Я вновь обратился к Игорю Витальевичу. Он довольно резко сказал, что мне следует поинтересоваться у Марины Юрьевны, когда она вернется, где она была, и если я получу ответ, какой бы он не был, поделится с ним. После чего, громко хлопнув входной дверью, ушел во двор, пить с друзьями. Только сегодня, по его мнению, имея на это "полное право".
Я прошелся взглядом по нашей, так быстро ставшей грязной, квартире. Расстроился, тяжко вздохнул, и отправился в свою комнату: в тот день задали много уроков. К сожалению, сосредоточиться у меня не получилось. Посидев над тетрадями с час, я лег на кровать и предался грустным мыслям. Как ни странно, я больше переживал за сестер, поскольку, в случае чего, всегда имел возможность уехать к Кимам. А вот девочки, с их странным отношением к жизни и безответственным отцом, в отсутствии тети выглядели уязвимыми.

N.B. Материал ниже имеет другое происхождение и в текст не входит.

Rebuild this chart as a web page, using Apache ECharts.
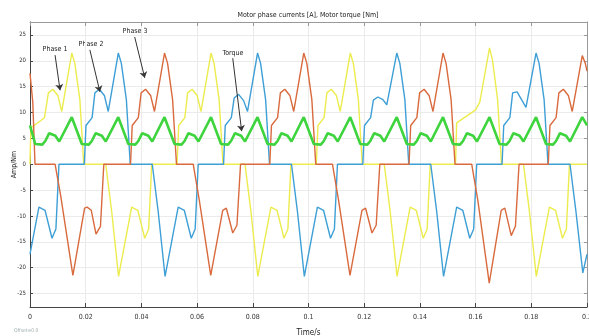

Постепенно мои переживания сменились сном.
А утром меня разбудил голос Марины Юрьевны. Она возмущалась, что в ее отсутствие мы устроили "полный бардак". Не передать, как я обрадовался тете. Пулей выскочил из своей комнаты, желая скорее ее увидеть. Марина Юрьевна стояла в гостиной с мокрой тряпкой в руках, и пыталась сообразить, с чего ей начинать уборку. Выглядела она вполне здоровой, хотя под глазами у нее были темные круги, а взгляд неестественно "горел".
Видимо Игорь Витальевич уже рассказал ей, насколько сильно я нервничал в ее отсутствие. Потому что она, когда я подошел, обняла меня, как родного сына, и срывающимся голосом произнесла:
- Придет время, ты узнаешь правду не только обо мне, но и, обо всех Жарковых. А пока рано, не лишай себя детства!
Я понял, что она так извиняется, и просит меня забыть об инциденте. Тетя редко выражала свою любовь ко мне, обычно вела себя сухо, и я, расчувствовавшись, отошел от нее со слезами на глазах. Главным в тот момент для меня было то, что она вернулась, и наша жизнь не изменится в худшую сторону.
Однако после вторичного исчезновения тети Марины у меня возникло устойчивое желание узнать правду. И я задумал сделать это самостоятельно, без расспросов, которые так нервировали других членов семьи.
Я принял во внимание, что большей частью Марина Юрьевна исчезала перед новым годом. Поэтому, предчувствуя это событие, я начинал по ночам караулить, желая хоть что-нибудь услышать или увидеть. Но то ли бороться со сном у меня получалось плохо, то ли тетя двигалась удивительно бесшумно, да только выходило так, что утром ее не было, а я был в неведении, как такое случилось.